Identifying the Young Low-mass Stars within 25 pc. I. Spectroscopic Observations

TL;DR

This study conducts a high-resolution spectroscopic survey of 185 nearby M dwarfs to identify young, low-mass stars within 25 parsecs, revealing new members, binary systems, and age estimates crucial for future planet searches.

Contribution

It provides the first comprehensive spectroscopic characterization of nearby young M dwarfs, identifying new members and refining age diagnostics for low-mass stars.

Findings

Nearly half of the M dwarfs are newly identified not in the Gliese catalog.

Detected 30 spectroscopic binaries with strong X-ray emission due to tidal effects.

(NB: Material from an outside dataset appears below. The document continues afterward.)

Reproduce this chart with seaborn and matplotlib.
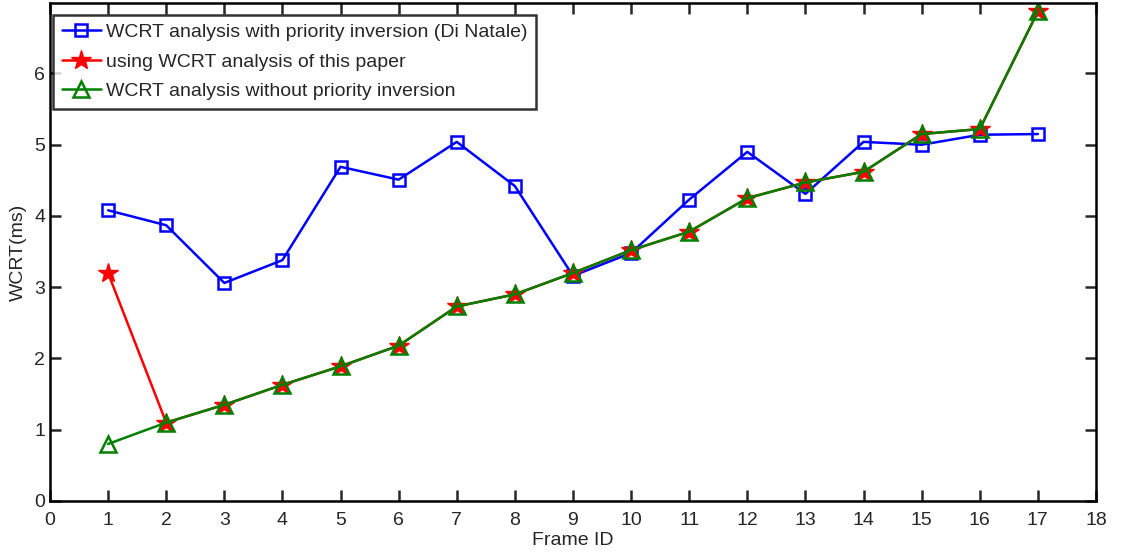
import matplotlib
matplotlib.use("Agg")
import matplotlib.pyplot as plt
import seaborn as sns
import numpy as np

frame_ids = list(range(1, 18))
di_natale = [4.08, 3.87, 3.06, 3.38, 4.69, 4.51, 5.04, 4.42, 3.16, 3.48,
             4.23, 4.90, 4.31, 5.04, 5.00, 5.14, 5.15]
this_paper = [3.20, 1.10, 1.35, 1.63, 1.89, 2.18, 2.73, 2.90, 3.20, 3.52,
              3.78, 4.25, 4.47, 4.62, 5.15, 5.22, 6.87]
no_inversion = [0.80, 1.10, 1.35, 1.63, 1.89, 2.18, 2.73, 2.90, 3.20, 3.52,
                3.78, 4.25, 4.47, 4.62, 5.15, 5.22, 6.87]
labels = ["WCRT analysis with priority inversion (Di Natale)",
          "using WCRT analysis of this paper",
          "WCRT analysis without priority inversion"]

sns.set_style("white")
plt.rcParams['font.family'] = ['Liberation Sans', 'DejaVu Sans']

fig = plt.figure(figsize=(11.3, 5.54), dpi=100)
ax = fig.add_axes([0.0442, 0.0957, 0.9257, 0.899])

sns.lineplot(x=frame_ids, y=di_natale, ax=ax, color='#0000ff', marker='s',
             markersize=8.5, markerfacecolor='none', markeredgecolor='#0000ff',
             markeredgewidth=1.8, linewidth=1.8, label=labels[0])
sns.lineplot(x=frame_ids, y=this_paper, ax=ax, color='#ff0000', marker='*',
             markersize=15, markerfacecolor='#ff0000', markeredgecolor='#ff0000',
             markeredgewidth=1.0, linewidth=1.8, label=labels[1])
sns.lineplot(x=frame_ids, y=no_inversion, ax=ax, color='#008000', marker='^',
             markersize=12, markerfacecolor='none', markeredgecolor='#008000',
             markeredgewidth=1.8, linewidth=1.8, label=labels[2])

ax.set_xlim(0, 18)
ax.set_ylim(0, 6.99)
ax.set_xticks(range(0, 19))
ax.set_yticks(range(0, 7))
ax.set_xlabel("Frame ID", fontsize=14, labelpad=2)
ax.set_ylabel("WCRT(ms)", fontsize=14)
ax.yaxis.set_label_coords(-0.022, 0.5)
ax.tick_params(axis='x', pad=8)
ax.tick_params(axis='y', pad=3.5)
ax.tick_params(direction='in', length=8, width=1.8, labelsize=14,
               top=True, right=True, bottom=True, left=True)
for s in ax.spines.values():
    s.set_linewidth(1.8)
    s.set_color('black')
    s.set_visible(True)

leg = ax.legend(loc='upper left', bbox_to_anchor=(0.003, 0.976), fontsize=14,
                frameon=True, fancybox=False, edgecolor='black', borderpad=0.45,
                handlelength=2.0, labelspacing=0.6, borderaxespad=0.0,
                handletextpad=0.28)
leg.get_frame().set_linewidth(1.8)

fig.savefig("out.png", dpi=100)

Estimated the age of the sample, finding most are younger than 300 Myr, with some under 10 Myr.

Abstract

We have completed a high-resolution (R=60,000) optical spectroscopic survey of 185 nearby M dwarfs identified using ROSAT data to select active, young objects with fractional X-ray luminosities comparable to or greater than Pleiades members. Our targets are drawn from the NStars 20-pc census and the Moving-M sample with distances determined from parallaxes or spectrophotometric relations. Nearly half of the resulting M dwarfs are not present in the Gliese catalog and have no previously published spectral types. We identified 30 spectroscopic binaries (SBs) from the sample, which have strong X-ray emission due to tidal spin-up rather than youth. This is equivalent to a 16% spectroscopic binary fraction, with at most a handful of undiscovered SBs. We estimate upper limits on the age of the remaining M dwarfs using spectroscopic youth indicators such as surface gravity-sensitive indices (CaH and K I). We find that for a sample of field stars with no metallicity measurements, a single CaH gravity index may not be sufficient, as higher metallicities mimic lower gravity. This is demonstrated in a sub-sample of metal-rich RV standards, which appear to have low surface gravity as measured by the CaH index, yet show no other evidence of youth. We also use additional youth diagnostics such as lithium absorption and strong H-alpha emission to set more stringent age limits. Eleven M dwarfs with no H-alpha emission or absorption are likely old (>400 Myr) and were caught during an X-ray flare. We estimate that our final sample of the 144 youngest and nearest low-mass objects in the field is less than 300 Myr old, with 30% of them being younger than 150 Myr and 4 very young (<10 Myr), representing a generally untapped and well-characterized resource of M dwarfs for intensive planet and disk searches.